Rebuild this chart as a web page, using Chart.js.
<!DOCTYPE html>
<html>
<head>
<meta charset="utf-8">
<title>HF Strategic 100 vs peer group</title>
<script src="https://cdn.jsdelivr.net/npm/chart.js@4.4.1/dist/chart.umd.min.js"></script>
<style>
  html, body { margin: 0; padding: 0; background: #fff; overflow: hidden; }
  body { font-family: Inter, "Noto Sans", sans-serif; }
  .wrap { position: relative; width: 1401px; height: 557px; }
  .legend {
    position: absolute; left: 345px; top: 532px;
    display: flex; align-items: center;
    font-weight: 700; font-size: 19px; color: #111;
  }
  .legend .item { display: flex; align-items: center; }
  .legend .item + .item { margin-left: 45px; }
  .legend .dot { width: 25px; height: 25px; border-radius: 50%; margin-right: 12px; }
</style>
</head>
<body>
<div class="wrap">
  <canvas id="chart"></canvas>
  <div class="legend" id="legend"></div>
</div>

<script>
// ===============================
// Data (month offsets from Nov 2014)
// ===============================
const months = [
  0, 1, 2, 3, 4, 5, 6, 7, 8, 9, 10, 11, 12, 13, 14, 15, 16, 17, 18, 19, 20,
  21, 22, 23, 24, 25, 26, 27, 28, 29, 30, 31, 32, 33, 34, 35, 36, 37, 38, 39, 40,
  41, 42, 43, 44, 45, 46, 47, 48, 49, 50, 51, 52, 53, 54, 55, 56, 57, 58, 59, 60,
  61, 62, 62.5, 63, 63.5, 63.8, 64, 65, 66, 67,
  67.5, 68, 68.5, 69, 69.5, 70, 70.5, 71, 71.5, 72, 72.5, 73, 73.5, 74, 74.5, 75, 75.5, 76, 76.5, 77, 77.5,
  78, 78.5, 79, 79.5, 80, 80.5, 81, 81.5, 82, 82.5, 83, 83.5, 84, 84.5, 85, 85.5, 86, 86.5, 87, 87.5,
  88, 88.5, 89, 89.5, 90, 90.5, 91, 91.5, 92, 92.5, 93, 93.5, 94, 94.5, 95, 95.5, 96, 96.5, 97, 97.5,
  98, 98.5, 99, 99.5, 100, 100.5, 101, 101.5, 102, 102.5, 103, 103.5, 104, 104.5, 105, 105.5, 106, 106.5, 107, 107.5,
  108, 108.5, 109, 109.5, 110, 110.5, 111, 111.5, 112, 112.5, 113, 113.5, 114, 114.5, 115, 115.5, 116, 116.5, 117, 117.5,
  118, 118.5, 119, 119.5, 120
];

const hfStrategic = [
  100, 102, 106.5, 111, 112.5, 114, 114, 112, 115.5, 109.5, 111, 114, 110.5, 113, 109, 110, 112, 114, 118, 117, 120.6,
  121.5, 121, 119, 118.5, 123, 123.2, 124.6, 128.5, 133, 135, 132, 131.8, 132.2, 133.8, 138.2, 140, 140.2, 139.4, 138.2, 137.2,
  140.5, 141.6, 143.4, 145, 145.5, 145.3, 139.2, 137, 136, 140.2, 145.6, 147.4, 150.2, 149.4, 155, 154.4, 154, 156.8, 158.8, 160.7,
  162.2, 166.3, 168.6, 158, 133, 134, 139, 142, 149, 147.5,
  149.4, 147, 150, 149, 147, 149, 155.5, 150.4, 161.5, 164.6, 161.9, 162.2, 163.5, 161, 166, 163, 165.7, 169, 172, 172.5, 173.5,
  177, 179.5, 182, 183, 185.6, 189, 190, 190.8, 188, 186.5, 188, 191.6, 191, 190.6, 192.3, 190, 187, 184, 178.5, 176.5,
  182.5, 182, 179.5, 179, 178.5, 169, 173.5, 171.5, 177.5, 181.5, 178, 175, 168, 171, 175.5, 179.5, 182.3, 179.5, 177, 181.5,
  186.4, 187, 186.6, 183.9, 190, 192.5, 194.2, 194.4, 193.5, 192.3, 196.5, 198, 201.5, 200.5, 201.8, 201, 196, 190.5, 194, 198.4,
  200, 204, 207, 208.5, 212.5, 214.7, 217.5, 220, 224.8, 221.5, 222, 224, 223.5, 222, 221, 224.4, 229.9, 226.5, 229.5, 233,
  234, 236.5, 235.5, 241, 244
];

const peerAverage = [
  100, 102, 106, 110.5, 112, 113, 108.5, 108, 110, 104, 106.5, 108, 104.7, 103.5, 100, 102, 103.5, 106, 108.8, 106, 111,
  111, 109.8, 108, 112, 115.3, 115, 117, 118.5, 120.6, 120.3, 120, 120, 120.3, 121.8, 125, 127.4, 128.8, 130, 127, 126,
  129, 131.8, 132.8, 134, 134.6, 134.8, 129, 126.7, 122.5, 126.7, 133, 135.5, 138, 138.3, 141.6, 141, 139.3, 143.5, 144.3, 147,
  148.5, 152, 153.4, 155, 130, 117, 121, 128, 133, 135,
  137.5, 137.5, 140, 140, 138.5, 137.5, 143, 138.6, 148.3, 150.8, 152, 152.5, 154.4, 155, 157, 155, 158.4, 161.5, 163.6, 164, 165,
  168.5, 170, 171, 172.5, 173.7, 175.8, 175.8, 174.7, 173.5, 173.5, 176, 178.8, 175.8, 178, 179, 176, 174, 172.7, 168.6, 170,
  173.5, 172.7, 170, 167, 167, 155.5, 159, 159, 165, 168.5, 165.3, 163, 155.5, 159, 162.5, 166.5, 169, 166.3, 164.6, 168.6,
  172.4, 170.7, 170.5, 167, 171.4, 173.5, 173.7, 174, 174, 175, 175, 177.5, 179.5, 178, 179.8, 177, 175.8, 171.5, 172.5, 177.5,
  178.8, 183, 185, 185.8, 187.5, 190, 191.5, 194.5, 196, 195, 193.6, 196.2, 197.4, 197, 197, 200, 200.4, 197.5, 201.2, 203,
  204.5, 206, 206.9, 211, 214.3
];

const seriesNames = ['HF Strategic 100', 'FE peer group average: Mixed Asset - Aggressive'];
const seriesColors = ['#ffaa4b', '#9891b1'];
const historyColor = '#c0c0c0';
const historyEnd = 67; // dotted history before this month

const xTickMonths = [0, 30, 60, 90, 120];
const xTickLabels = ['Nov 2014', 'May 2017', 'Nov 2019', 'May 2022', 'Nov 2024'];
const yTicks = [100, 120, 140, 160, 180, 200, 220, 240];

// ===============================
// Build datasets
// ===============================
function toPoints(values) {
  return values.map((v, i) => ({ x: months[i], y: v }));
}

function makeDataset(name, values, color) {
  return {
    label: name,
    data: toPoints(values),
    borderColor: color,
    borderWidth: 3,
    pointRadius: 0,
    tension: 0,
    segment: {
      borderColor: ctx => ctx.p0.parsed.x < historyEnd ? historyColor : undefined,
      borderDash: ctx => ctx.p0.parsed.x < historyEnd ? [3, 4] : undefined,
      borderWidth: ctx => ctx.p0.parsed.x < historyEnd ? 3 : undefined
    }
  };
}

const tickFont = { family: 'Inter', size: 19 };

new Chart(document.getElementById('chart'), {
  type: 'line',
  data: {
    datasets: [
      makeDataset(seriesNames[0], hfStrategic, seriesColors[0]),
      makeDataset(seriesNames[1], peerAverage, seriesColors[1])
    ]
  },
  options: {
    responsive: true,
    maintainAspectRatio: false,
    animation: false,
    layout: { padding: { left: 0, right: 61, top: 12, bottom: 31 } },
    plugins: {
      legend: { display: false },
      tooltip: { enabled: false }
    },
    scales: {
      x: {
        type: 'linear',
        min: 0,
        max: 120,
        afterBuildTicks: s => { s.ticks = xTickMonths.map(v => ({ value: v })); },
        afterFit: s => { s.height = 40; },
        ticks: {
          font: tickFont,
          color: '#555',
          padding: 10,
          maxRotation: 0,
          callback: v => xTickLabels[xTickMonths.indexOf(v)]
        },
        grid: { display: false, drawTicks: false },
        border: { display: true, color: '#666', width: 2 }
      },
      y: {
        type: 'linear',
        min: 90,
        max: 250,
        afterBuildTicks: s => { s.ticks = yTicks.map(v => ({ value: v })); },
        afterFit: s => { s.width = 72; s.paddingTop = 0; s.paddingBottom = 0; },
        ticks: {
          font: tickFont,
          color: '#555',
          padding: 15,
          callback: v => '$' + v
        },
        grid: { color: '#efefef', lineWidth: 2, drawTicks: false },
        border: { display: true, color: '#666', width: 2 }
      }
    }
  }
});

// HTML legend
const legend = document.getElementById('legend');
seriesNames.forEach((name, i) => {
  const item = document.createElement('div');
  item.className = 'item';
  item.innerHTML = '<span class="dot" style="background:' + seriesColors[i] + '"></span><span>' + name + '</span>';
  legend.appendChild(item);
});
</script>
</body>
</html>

.....

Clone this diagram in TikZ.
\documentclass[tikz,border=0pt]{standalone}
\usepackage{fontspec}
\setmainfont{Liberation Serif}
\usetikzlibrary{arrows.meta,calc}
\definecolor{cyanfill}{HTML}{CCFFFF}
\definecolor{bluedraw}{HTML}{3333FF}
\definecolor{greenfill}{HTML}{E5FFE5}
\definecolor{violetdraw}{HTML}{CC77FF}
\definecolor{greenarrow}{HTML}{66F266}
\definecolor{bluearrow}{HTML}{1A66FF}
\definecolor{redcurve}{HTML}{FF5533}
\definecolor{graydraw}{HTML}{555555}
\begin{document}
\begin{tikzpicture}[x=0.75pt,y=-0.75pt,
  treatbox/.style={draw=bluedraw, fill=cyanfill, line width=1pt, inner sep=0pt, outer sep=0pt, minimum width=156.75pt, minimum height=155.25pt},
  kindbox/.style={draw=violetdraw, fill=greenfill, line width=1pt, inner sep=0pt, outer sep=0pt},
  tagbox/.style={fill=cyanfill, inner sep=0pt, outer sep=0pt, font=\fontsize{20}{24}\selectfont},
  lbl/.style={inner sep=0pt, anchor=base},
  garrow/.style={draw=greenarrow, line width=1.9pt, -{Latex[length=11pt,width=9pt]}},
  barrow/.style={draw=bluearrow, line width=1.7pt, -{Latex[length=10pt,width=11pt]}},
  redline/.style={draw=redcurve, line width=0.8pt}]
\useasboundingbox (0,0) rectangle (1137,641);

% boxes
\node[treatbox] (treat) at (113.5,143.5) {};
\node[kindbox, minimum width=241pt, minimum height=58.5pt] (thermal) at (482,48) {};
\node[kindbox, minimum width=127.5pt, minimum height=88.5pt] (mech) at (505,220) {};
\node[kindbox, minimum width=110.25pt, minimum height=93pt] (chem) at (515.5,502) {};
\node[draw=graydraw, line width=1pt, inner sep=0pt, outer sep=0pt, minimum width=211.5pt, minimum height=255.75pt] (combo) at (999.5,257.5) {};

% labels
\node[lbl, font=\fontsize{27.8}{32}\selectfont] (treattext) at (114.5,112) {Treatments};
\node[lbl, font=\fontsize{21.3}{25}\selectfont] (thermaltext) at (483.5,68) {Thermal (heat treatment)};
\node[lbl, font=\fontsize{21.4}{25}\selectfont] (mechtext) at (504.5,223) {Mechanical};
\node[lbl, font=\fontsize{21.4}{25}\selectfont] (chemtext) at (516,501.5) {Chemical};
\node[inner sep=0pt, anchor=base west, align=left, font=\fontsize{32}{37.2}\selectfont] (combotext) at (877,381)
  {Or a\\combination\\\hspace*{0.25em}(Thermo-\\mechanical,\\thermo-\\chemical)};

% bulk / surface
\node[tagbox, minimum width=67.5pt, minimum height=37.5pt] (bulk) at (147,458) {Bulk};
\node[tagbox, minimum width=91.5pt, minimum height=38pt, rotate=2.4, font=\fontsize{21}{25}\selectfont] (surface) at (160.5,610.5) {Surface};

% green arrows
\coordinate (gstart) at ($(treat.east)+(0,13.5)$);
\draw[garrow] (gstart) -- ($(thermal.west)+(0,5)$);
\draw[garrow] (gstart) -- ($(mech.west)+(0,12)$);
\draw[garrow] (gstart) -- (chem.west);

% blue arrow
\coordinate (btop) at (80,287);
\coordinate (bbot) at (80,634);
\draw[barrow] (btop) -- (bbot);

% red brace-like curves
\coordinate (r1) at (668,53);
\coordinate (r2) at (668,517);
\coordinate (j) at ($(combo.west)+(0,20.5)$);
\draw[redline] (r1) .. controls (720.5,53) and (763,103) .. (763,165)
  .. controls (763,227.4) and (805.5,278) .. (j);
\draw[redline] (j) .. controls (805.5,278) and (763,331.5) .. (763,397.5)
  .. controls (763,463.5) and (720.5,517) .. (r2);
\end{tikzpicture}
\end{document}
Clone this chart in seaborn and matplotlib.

.....

What you are asked to do: Quote exactly the lines running from the line with "Clone this diagram in TikZ." through the line with "(0,0) rectangle (1137,641);", both ends included, and nothing more.

Task response:
Clone this diagram in TikZ.
\documentclass[tikz,border=0pt]{standalone}
\usepackage{fontspec}
\setmainfont{Liberation Serif}
\usetikzlibrary{arrows.meta,calc}
\definecolor{cyanfill}{HTML}{CCFFFF}
\definecolor{bluedraw}{HTML}{3333FF}
\definecolor{greenfill}{HTML}{E5FFE5}
\definecolor{violetdraw}{HTML}{CC77FF}
\definecolor{greenarrow}{HTML}{66F266}
\definecolor{bluearrow}{HTML}{1A66FF}
\definecolor{redcurve}{HTML}{FF5533}
\definecolor{graydraw}{HTML}{555555}
\begin{document}
\begin{tikzpicture}[x=0.75pt,y=-0.75pt,
  treatbox/.style={draw=bluedraw, fill=cyanfill, line width=1pt, inner sep=0pt, outer sep=0pt, minimum width=156.75pt, minimum height=155.25pt},
  kindbox/.style={draw=violetdraw, fill=greenfill, line width=1pt, inner sep=0pt, outer sep=0pt},
  tagbox/.style={fill=cyanfill, inner sep=0pt, outer sep=0pt, font=\fontsize{20}{24}\selectfont},
  lbl/.style={inner sep=0pt, anchor=base},
  garrow/.style={draw=greenarrow, line width=1.9pt, -{Latex[length=11pt,width=9pt]}},
  barrow/.style={draw=bluearrow, line width=1.7pt, -{Latex[length=10pt,width=11pt]}},
  redline/.style={draw=redcurve, line width=0.8pt}]
\useasboundingbox (0,0) rectangle (1137,641);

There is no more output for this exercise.